For much of July, the FCC seemed to be yet again the center of attention across the telecommunications industry. Early in the month, the Commission released initial post-600MHZ auction reassignments on a website dedicated to the repack process. It had also begun paying broadcasters for giving up spectrum. Additionally, broadcasters that have to repack have asked the FCC for reimbursements for an estimated $2.1B in initial repack costs. The FCC, though, primarily found itself in the spotlight because of the raging net neutrality debate. Many are urging the Commission to reverse the reclassification of broadband Internet as a public utility. On the other hand, small cable companies and new entrants continue to vocalize their support for the removal of net neutrality, arguing the rules restrict their success. Mid-month, there was a “Day of Action to Save Net Neutrality” where thousands of constituents pleaded to Congress to support Net Neutrality, meanwhile, the major networks including Comcast, Verizon, and CenturyLink reemphasized their stance against it, professing a less regulated internet is better for consumers. The FCC is garnering further attention, by the 6-month old administration’s general stance of taking a “weed whacker” to regulation beyond net neutrality.

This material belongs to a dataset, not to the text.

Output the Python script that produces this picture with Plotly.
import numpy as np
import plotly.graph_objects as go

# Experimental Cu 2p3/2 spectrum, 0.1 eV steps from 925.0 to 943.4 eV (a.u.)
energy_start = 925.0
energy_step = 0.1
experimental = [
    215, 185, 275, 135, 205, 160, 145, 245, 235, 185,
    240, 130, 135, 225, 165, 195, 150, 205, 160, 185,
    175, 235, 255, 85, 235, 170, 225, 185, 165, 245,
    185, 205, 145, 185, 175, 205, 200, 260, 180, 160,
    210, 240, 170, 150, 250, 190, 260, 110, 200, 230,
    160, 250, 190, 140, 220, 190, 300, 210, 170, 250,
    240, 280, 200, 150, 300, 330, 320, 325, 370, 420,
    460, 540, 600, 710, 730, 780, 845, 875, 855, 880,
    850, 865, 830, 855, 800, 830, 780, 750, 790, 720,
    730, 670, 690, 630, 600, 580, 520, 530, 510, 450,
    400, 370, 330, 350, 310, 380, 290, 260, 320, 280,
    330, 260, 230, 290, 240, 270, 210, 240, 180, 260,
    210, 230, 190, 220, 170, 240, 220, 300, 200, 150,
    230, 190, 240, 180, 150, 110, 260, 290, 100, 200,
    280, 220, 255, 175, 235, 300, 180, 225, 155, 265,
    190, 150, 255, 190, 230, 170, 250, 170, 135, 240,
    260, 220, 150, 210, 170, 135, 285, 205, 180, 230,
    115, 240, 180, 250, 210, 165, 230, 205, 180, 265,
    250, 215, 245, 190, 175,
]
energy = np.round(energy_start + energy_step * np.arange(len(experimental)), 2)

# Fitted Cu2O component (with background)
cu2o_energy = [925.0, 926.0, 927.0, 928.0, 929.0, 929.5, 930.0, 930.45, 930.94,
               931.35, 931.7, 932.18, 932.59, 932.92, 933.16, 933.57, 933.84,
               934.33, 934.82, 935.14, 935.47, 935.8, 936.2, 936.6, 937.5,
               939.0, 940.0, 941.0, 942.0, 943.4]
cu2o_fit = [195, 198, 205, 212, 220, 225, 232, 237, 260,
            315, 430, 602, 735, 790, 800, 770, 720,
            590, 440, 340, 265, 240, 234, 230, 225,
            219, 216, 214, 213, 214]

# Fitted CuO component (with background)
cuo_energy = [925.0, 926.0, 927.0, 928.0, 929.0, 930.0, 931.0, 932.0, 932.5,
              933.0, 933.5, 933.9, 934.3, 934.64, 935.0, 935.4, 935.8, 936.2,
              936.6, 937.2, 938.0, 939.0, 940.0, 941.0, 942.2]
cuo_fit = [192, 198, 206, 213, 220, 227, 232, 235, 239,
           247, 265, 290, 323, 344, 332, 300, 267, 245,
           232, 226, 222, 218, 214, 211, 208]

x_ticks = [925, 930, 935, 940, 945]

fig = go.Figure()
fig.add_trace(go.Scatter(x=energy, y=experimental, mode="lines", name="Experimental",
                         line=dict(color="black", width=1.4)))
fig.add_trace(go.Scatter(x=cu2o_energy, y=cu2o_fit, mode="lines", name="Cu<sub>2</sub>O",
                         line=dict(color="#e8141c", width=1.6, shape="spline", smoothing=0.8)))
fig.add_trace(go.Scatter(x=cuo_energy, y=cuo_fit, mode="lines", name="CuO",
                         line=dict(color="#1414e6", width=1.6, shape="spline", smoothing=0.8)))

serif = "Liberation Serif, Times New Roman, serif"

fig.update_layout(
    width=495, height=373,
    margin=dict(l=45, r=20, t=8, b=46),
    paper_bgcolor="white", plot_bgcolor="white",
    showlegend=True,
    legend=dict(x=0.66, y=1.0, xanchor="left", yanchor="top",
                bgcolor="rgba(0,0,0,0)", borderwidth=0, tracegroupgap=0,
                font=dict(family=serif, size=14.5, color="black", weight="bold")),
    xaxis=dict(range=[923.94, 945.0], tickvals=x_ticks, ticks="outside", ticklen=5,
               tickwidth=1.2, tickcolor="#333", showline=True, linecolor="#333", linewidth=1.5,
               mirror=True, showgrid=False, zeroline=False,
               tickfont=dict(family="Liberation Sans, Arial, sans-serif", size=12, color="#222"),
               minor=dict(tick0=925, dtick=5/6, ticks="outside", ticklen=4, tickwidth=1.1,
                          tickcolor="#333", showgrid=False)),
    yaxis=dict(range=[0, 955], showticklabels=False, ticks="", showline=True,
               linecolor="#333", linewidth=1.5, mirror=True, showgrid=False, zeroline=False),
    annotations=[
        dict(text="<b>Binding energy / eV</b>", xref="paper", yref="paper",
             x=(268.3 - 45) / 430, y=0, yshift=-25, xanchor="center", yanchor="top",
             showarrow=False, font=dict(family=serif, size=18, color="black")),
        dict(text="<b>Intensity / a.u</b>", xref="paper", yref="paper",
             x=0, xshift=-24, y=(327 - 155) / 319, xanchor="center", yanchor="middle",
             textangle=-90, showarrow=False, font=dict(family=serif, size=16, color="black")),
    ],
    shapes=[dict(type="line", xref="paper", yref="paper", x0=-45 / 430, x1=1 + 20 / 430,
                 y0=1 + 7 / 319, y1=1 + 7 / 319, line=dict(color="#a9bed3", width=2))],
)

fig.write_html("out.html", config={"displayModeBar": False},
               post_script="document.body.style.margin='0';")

Out of the many technological frontiers the industry is foraging, IoT seemed to be most discussed this month. Even though the promise of connecting virtually everything to the internet would add tremendous value to everyday life, pundits are debating whether the benefits outweigh the risks. Critics believe it’s highly unlikely that IoT devices will be regularly updated once they are deployed, leaving them vulnerable to increasingly pervasive ransomware attacks. Regardless of how the paybacks and drawbacks of IoT turn out, it’s undeniable that telcos will come out as winners, providing connectivity to an explosion of connected devices. AT&T is clearly bullish on the phenomenon, investing $200 on SDN and IoT-focused startups. It’s estimated that today, only 1% of things that can be connected and as many as 50 billion devices will be connected by 2020. As it stands, the ecosystem of 2,888 companies that are building an IoT reality are estimated to employ 342,000 workers, have raised $125B in funding and have generated $513B in value. Smart cities specifically are expected to become a $1.2 trillion market by 2022 from $424B in 2017, growing at a healthy compounded annual growth rate over 23%.

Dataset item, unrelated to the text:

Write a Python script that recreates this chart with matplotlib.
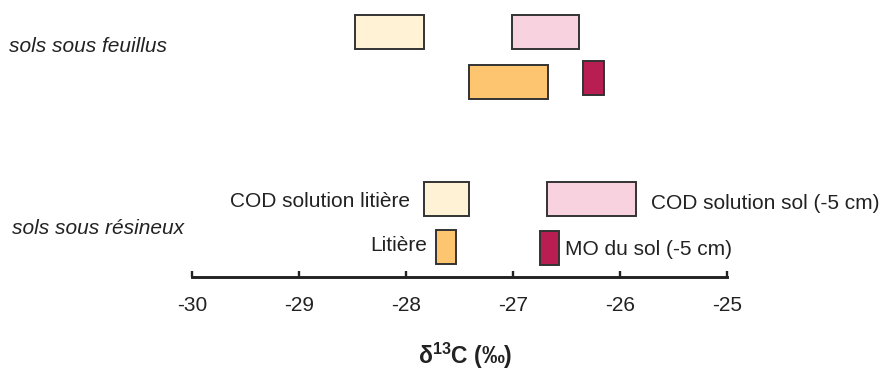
import matplotlib
matplotlib.use("Agg")
import matplotlib.pyplot as plt
from matplotlib.patches import Rectangle

plt.rcParams['font.family'] = ['Liberation Sans', 'DejaVu Sans']
plt.rcParams['mathtext.fontset'] = 'custom'
plt.rcParams['mathtext.rm'] = 'Liberation Sans'
plt.rcParams['mathtext.bf'] = 'Liberation Sans:bold'

# δ13C ranges (‰) for each compartment: (min, max)
series = ["COD solution litière", "COD solution sol (-5 cm)", "Litière", "MO du sol (-5 cm)"]
feuillus_min = [-28.48, -27.01, -27.41, -26.34]
feuillus_max = [-27.83, -26.38, -26.67, -26.15]
resineux_min = [-27.83, -26.68, -27.72, -26.75]
resineux_max = [-27.41, -25.85, -27.53, -26.57]
group_labels = ["sols sous feuillus", "sols sous résineux"]
xticks = [-30, -29, -28, -27, -26, -25]
xlabel = r"δ$^{\mathbf{13}}$C (‰)"

colors = ["#FFF2D5", "#F8D3DF", "#FDC570", "#B81E52"]
edge = "#333333"

# vertical layout (top-down units)
row_center_feuillus = [32.2, 32.2, 81.7, 78.0]
row_center_resineux = [198.7, 198.7, 246.5, 247.8]
box_h = 34.0

fig = plt.figure(figsize=(8.9, 3.74), dpi=100)
ax = fig.add_axes([192 / 890, (374 - 277.3) / 374, (726.7 - 192) / 890, 277.3 / 374])
ax.set_xlim(-30, -25)
ax.set_ylim(277.3, 0)

for lo_list, hi_list, yc_list in [(feuillus_min, feuillus_max, row_center_feuillus),
                                  (resineux_min, resineux_max, row_center_resineux)]:
    for lo, hi, yc, c in zip(lo_list, hi_list, yc_list, colors):
        ax.add_patch(Rectangle((lo, yc - box_h / 2), hi - lo, box_h,
                               facecolor=c, edgecolor=edge, linewidth=1.4,
                               clip_on=False, zorder=3))

fs = 15
tc = "#222222"
# series labels next to the "résineux" boxes
ax.text(resineux_min[0] - 0.13, row_center_resineux[0] + 3, series[0], ha='right', va='center',
        fontsize=fs, color=tc, clip_on=False)
ax.text(resineux_max[1] + 0.14, row_center_resineux[1] + 5, series[1], ha='left', va='center',
        fontsize=fs, color=tc, clip_on=False)
ax.text(resineux_min[2] - 0.08, row_center_resineux[2] - 1, series[2], ha='right', va='center',
        fontsize=fs, color=tc, clip_on=False)
ax.text(resineux_max[3] + 0.06, row_center_resineux[3] + 2, series[3], ha='left', va='center',
        fontsize=fs, color=tc, clip_on=False)

# group labels at the left edge of the figure
fig.text(9 / 890, 1 - 46 / 374, group_labels[0], ha='left', va='center',
         fontsize=fs, style='italic', color=tc)
fig.text(12 / 890, 1 - 228 / 374, group_labels[1], ha='left', va='center',
         fontsize=fs, style='italic', color=tc)

for s in ['top', 'left', 'right']:
    ax.spines[s].set_visible(False)
ax.spines['bottom'].set_linewidth(2.1)
ax.spines['bottom'].set_color(tc)
ax.set_yticks([])
ax.set_xticks(xticks)
ax.set_xticklabels([str(t) for t in xticks])
ax.tick_params(axis='x', direction='in', length=4.5, width=1.7, color=tc,
               pad=13.5, labelsize=fs, labelcolor=tc)
ax.patch.set_visible(False)

fig.text(465 / 890, 1 - 356 / 374, xlabel, ha='center', va='center',
         fontsize=16.5, fontweight='bold', color=tc)

fig.savefig("out.png", dpi=100)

There was one major M&A deal in the industry in July. After much speculation, Crown Castle purchased Lightower, confirming the value wireless infrastructure providers find in physical fiber assets to support 5G delivery. Inter-industry acquisition seems to be all the rage. In addition to the melding of wireless and wireline companies, there’s speculation that we’ll see the large telcos pickup additional media and content assets, a la AT&T nabbing Time Warner. Verizon possibly purchasing Walt Disney is the latest juicy rumor the industry is chewing on. This is just nascent speculation and many potential problems in the hypothetical merger have already been identified.